Q 16: Bosonic Quantum Gases III (joint session Q/A)

Q 16.5: Vortrag

Dienstag, 12. März 2024, 12:00–12:15, Aula

Emergence of fluctuating hydrodynamics in chaotic quantum systems — •Julian Wienand^1,2,3, Simon Karch^1,2,3, Alexander Impertro^1,2,3, Christian Schweizer^1,2,3, Ewan McCulloch⁴, Romain Vasseur⁴, Sarang Gopalakrishnan⁵, Monika Aidelsburger^1,2,3, and Immanuel Bloch^1,2,3 — ¹Fakultät für Physik, Ludwig-Maximilians-Universität, 80799 Munich, Germany — ²Max-Planck-Institut für Quantenoptik, 85748 Garching, Germany — ³Munich Center for Quantum Science and Technology (MCQST), 80799 Munich, Germany — ⁴Department of Physics, University of Massachusetts, Amherst, MA 01003, USA — ⁵Department of Electrical and Computer Engineering, Princeton University, Princeton, NJ 08544, USA

A fundamental principle of chaotic quantum dynamics is that local subsystems eventually approach a thermal equilibrium state. Large subsystems thermalise slower: their approach to equilibrium is limited by the hydrodynamic build-up of fluctuations on extended length scales. We perform large-scale quantum simulations that monitor particle-number fluctuations in tunable ladders of hard-core bosons and explore how the build-up of fluctuations changes as the system crosses over from ballistic to chaotic dynamics.
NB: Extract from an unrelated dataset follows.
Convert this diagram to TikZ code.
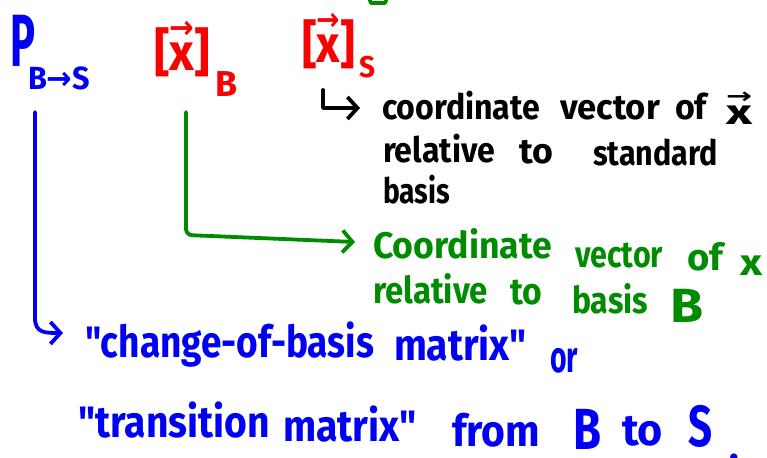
\documentclass[tikz,border=0pt]{standalone}
\usepackage{fontspec}
\newfontfamily\ink{Fira Sans}
\newfontfamily\symfont{DejaVu Sans}
\usepackage{graphicx}
\usetikzlibrary{arrows.meta}
\definecolor{pblue}{RGB}{0,0,245}
\definecolor{pred}{RGB}{250,0,0}
\definecolor{pgreen}{RGB}{0,140,0}
\newsavebox\xbox
\newcommand{\vx}{\sbox\xbox{x}\rlap{\raisebox{0.62em}{\resizebox{\wd\xbox}{!}{\symfont\bfseries →}}}\usebox\xbox}
\newcommand{\fitto}[2]{\resizebox{#1pt}{\height}{#2}}
\newcommand{\dq}{\symbol{34}}
% \word{name}{style}{size}{x,y}{width}{text}
\newcommand{\word}[6]{\node[txt,#2,font=\ink\bfseries\fontsize{#3}{#3}\selectfont] (#1) at (#4) {\fitto{#5}{#6}};}
\begin{document}
\begin{tikzpicture}[x=1pt,y=-1pt,
  txt/.style={anchor=base west,inner sep=0pt,outer sep=0pt},
  blueink/.style={text=pblue},
  redink/.style={text=pred},
  greenink/.style={text=pgreen},
  blackink/.style={text=black},
  pen/.style={line width=3.8pt,line cap=round,line join=round},
  barb/.style={-{Straight Barb[length=10pt,width=22pt]}}]
\fill[white] (0,0) rectangle (767,457);
\useasboundingbox (0,0) rectangle (767,457);

% fragment of green writing at the top edge
\draw[pen,pgreen] (369,-2) -- (371,3) -- (385,3) -- (387,-2);

% blue P_{B->S}
\word{P}{blueink}{74}{10,67}{25}{P}
\word{Psub}{blueink}{32}{28,90}{62}{B{\symfont\bfseries →}S}

% red coordinate vectors
\word{xB}{redink}{52}{154,71}{56}{[\vx]}
\word{xBsub}{redink}{36}{215,97}{22}{B}
\word{xS}{redink}{52}{302,63}{53}{[\vx]}
\word{xSsub}{redink}{30}{359,78}{16}{S}

% black note
\word{k1a}{blackink}{35}{382,120}{158}{coordinate}
\word{k1b}{blackink}{35}{560,120}{100}{vector}
\word{k1c}{blackink}{35}{675,120}{32}{of}
\word{k1d}{blackink}{35}{726,125}{26}{\vx}
\word{k2a}{blackink}{35}{383,163}{112}{relative}
\word{k2b}{blackink}{35}{519,164}{34}{to}
\word{k2c}{blackink}{35}{593,166}{125}{standard}
\word{k3a}{blackink}{35}{383,203}{67}{basis}

% green note
\word{g1a}{greenink}{37}{373,258}{179}{Coordinate}
\word{g1b}{greenink}{37}{575,267}{88}{vector}
\word{g1c}{greenink}{37}{687,270}{36}{of}
\word{g1d}{greenink}{37}{740,275}{22}{x}
\word{g2a}{greenink}{37}{373,303}{115}{relative}
\word{g2b}{greenink}{37}{510,304}{32}{to}
\word{g2c}{greenink}{37}{572,313}{76}{basis}
\word{g2d}{greenink}{48}{670,322}{33}{B}

% blue note
\word{b1a}{blueink}{44}{85,357}{289}{\dq change-of-basis}
\word{b1b}{blueink}{44}{394,360}{133}{matrix\dq}
\word{b1c}{blueink}{44}{550,372}{28}{or}
\word{b2a}{blueink}{44}{78,437}{192}{\dq transition}
\word{b2b}{blueink}{44}{283,441}{134}{matrix\dq}
\word{b2c}{blueink}{44}{452,446}{88}{from}
\word{b2d}{blueink}{58}{573,449}{28}{B}
\word{b2e}{blueink}{44}{622,445}{41}{to}
\word{b2f}{blueink}{58}{688,446}{24}{S}
\node[txt,blueink,font=\ink\bfseries\fontsize{40}{40}\selectfont] (b2g) at (729,460) {.};

% connectors
\coordinate (kS) at (323,90);
\coordinate (kE) at (360,108);
\draw[pen,black,barb] (kS) |- (kE);

\coordinate (gS) at (186,112);
\coordinate (gE) at (355,242);
\draw[pen,pgreen,barb,rounded corners=6pt] (gS) -- (186,235) -- (gE);

\coordinate (bS) at (35,112);
\coordinate (bE) at (63,333);
\draw[pen,pblue,barb] (bS) -- (35,318) .. controls (35,333) and (45,333) .. (bE);
\end{tikzpicture}
\end{document}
Our results indicate that the growth of large-scale fluctuations in chaotic far-from-equilibrium systems is even quantitatively determined by equilibrium transport coefficients, in agreement with the predictions of fluctuating hydrodynamics. This emergent hydrodynamic behaviour of fluctuations provides a novel test of fluctuation-dissipation relations far from equilibrium.